La labor del periodista es un trabajo imprescindible en el entramado de las comunidades: el asunto de informar constituye, en el fondo, un eslabón de suma importancia en la cadena de la vida social. Jürgen Habermas, el teórico alemán de la comunicación, dijo que a falta de este primer peldaño, el circuito comunicativo imprescindible en toda sociedad informada quedaría trunco, o, peor aún, ni siquiera tendría un punto de partida. Sería, en todo caso, una sociedad silenciosa, o silenciada.
Candil de la calle
El trabajo periodístico es una consecuencia de la libertad de expresión, y si este derecho se coarta o niega –por vía de la intimidación, la amenaza, la violencia, e incluso por actos como desapariciones forzadas y asesinatos– de algún modo se vuelve a un estado de sometimiento y barbarie. “Las amenazas y los asesinatos a manos del crimen organizado –e incluso de autoridades corruptas– son cosa de todos los días. Este clima de miedo, junto con la impunidad que prevalece, genera autocensura, perjudicial para la libertad de información”, denuncia RSF.
Todo ello se desprende de un estado general de descomposición, de una atmósfera que desde hace tiempo pondera acciones violentas para detener, por paradójico que pueda sonar, la violencia misma. La llegada de Enrique Peña Nieto a Los Pinos supuso interrumpir la política de seguridad que había impuesto el anterior presidente, Felipe Calderón; sin embargo, esto “no cambió en nada la situación de la libertad de información (de expresión, al fin) en el país”. Ni cualquier otra situación, porque los mexicanos no se siente más seguros hoy más que ayer.
Prohibido acostumbrarse a la tragedia
En la última década han sido asesinados casi 100 periodistas y desaparecido más de una veintena a lo largo y ancho del país. En este tenor, en los últimos cinco años han sido constantes los ataques y amenazas a medios de comunicación por resultar incómodos ya sea a cárteles del crimen organizado o a los gobiernos en turno: ya se sabe, la libertad de expresión y de información se mueven en la balanza de las cuestiones que se pagan con pesos o con sangre, según incomode o perjudique a las altas esferas o los criminales impunes.

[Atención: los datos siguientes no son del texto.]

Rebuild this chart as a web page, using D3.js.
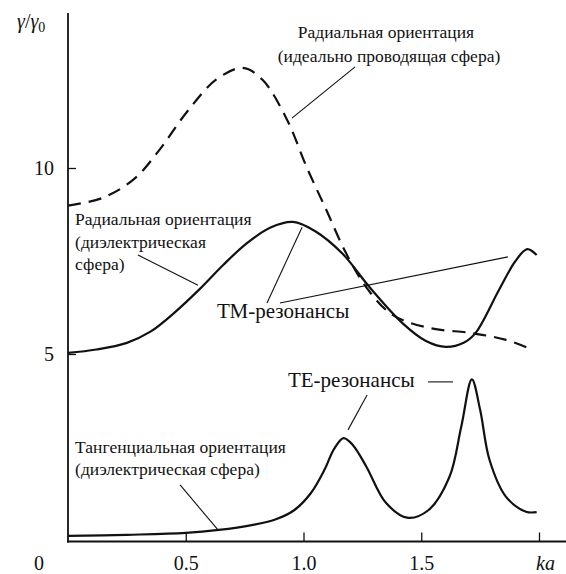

En 2006 se creó la Fiscalía Especial para la Atención de Delitos contra la Libertad de Expresión. A lo largo de casi una década, ha dado como resultado una sola condena. Una sola en diez años. En este clima de impunidad y violencia no es raro entonces que proliferen los actos contra periodistas y medios de comunicación, al fin que desaparecerlos o acallar a quienes ejercen este derecho constitucional de algún modo no redunda más que en una investigación que, al fin y al cabo, queda trunca o se cierra por la lentitud burocrática, ese enorme elefante blanco que se pasea por el país. Desde esta tribuna, por todo ello, instamos a los periodistas a que no se acostumbren al silencio.